Angular Circular Dependency Detector

Angular applications, especially larger ones, can sometimes suffer from a subtle but detrimental issue: circular dependencies between components, services, or other injectables. These circular dependencies can lead to unexpected runtime errors during bootstrapping or module initialization, making debugging difficult and potentially breaking your application. This challenge asks you to implement a mechanism to detect and report these circular dependencies.

Problem Description

You need to develop a TypeScript utility that can analyze an Angular application's module structure and identify any circular dependencies between its providers. This utility should be able to process a representation of your Angular application's modules and their dependencies and output a clear report of any detected circularities.

Key Requirements:

• The utility should accept a data structure representing Angular modules, their declarations (components, directives, pipes), and their providers (services, etc.).
• It should traverse the dependency graph of providers.
• It must identify cycles in this dependency graph.
• The output should be a human-readable report listing the modules involved in each detected circular dependency.

Expected Behavior:

When provided with a valid representation of an Angular application's module and provider structure, the utility should accurately pinpoint all circular dependencies.

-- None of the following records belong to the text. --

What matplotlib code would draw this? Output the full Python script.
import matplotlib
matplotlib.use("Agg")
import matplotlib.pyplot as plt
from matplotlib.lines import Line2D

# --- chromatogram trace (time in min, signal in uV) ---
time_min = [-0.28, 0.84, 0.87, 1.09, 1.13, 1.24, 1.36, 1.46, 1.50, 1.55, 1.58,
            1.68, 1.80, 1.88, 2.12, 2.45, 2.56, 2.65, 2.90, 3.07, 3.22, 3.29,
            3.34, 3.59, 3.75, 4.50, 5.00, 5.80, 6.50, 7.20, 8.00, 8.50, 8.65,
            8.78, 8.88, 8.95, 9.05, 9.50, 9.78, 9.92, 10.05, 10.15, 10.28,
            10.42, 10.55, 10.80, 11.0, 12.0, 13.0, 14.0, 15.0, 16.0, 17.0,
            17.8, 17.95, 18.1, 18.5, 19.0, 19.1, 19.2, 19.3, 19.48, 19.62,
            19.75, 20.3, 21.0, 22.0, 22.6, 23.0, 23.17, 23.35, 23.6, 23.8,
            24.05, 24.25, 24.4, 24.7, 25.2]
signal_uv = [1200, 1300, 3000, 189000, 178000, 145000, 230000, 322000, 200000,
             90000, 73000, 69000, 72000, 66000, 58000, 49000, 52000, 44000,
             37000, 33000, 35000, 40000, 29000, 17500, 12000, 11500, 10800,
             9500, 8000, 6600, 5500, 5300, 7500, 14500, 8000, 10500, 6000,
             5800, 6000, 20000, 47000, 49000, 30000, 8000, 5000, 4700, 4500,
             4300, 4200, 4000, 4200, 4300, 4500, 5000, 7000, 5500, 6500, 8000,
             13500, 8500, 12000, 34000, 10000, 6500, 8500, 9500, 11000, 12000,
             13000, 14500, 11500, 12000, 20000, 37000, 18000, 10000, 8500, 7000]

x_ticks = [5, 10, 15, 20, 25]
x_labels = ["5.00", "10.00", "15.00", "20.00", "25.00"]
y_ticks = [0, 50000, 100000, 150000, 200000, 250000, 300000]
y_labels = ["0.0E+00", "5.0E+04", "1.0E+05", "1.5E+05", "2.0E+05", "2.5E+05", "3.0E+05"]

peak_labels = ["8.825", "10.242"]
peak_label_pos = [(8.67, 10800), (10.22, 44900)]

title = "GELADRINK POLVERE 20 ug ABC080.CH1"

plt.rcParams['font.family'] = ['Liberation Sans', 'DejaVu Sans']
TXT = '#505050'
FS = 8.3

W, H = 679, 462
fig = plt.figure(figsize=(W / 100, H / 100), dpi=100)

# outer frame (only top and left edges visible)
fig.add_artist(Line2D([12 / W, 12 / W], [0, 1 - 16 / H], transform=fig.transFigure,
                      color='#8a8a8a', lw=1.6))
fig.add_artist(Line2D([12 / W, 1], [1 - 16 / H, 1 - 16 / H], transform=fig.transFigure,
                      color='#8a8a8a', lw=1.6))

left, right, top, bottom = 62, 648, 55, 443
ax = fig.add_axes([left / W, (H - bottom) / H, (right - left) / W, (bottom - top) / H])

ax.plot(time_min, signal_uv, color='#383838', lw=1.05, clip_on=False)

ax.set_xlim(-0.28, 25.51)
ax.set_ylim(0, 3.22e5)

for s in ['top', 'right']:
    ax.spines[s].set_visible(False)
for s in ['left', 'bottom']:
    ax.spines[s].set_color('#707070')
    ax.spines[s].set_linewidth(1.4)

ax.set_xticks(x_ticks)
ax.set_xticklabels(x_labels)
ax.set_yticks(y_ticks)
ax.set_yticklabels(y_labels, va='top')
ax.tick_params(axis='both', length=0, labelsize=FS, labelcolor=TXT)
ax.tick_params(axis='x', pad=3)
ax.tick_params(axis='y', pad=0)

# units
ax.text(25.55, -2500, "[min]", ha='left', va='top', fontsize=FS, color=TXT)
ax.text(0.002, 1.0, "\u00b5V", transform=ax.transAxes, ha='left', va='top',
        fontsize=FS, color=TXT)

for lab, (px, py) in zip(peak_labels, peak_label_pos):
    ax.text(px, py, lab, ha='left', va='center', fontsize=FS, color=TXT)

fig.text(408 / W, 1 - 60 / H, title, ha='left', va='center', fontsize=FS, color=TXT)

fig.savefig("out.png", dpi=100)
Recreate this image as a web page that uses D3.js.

If no circular dependencies are found, it should indicate that.

Edge Cases:

• Modules with no providers.
• Modules with providers that don't depend on anything.
• Complex dependency chains that might eventually form a cycle.
• Scenarios where a provider is declared in multiple modules.

Examples

Example 1:

Input:
{
  "AppModule": {
    "providers": ["ServiceA", "ServiceB"],
    "imports": []
  },
  "ServiceA": {
    "dependencies": ["ServiceB"]
  },
  "ServiceB": {
    "dependencies": ["ServiceA"]
  }
}

Output:
Circular dependency detected:
  - AppModule -> ServiceA -> ServiceB -> ServiceA

Explanation: ServiceA depends on ServiceB, and ServiceB depends on ServiceA, creating a direct circular dependency within the context of AppModule.

Example 2:

Input:
{
  "AppModule": {
    "providers": ["ServiceA"],
    "imports": ["FeatureModule"]
  },
  "FeatureModule": {
    "providers": ["ServiceB"],
    "imports": []
  },
  "ServiceA": {
    "dependencies": ["ServiceB"]
  },
  "ServiceB": {
    "dependencies": ["ServiceC"]
  },
  "ServiceC": {
    "dependencies": ["ServiceA"]
  }
}

Output:
Circular dependency detected:
  - AppModule -> FeatureModule -> ServiceA -> ServiceB -> ServiceC -> ServiceA

Explanation: Even though the direct dependencies are between services, the cycle is formed through the import of FeatureModule into AppModule. ServiceA (in AppModule) depends on ServiceB (in FeatureModule), ServiceB depends on ServiceC, and ServiceC ultimately depends back on ServiceA.

Example 3:

Input:
{
  "AppModule": {
    "providers": ["ServiceA", "ServiceB"],
    "imports": []
  },
  "ServiceA": {
    "dependencies": []
  },
  "ServiceB": {
    "dependencies": []
  }
}

Output:
No circular dependencies detected.

Explanation: ServiceA and ServiceB have no dependencies on each other or any other services that would form a cycle.

Constraints

• The input data structure will be a JSON object representing modules and their providers/dependencies.
• Provider names and module names will be strings.
• The depth of dependency chains will not exceed 1000 for performance reasons.
• The number of modules and providers will not exceed 1000 each.

Notes

You can model the Angular application's structure using interfaces in TypeScript. Consider how you would represent the graph of providers. Algorithms for cycle detection in directed graphs, such as Depth First Search (DFS), would be highly relevant here. Think about how to handle the mapping between modules and the services they provide, as dependencies are often expressed implicitly through module imports.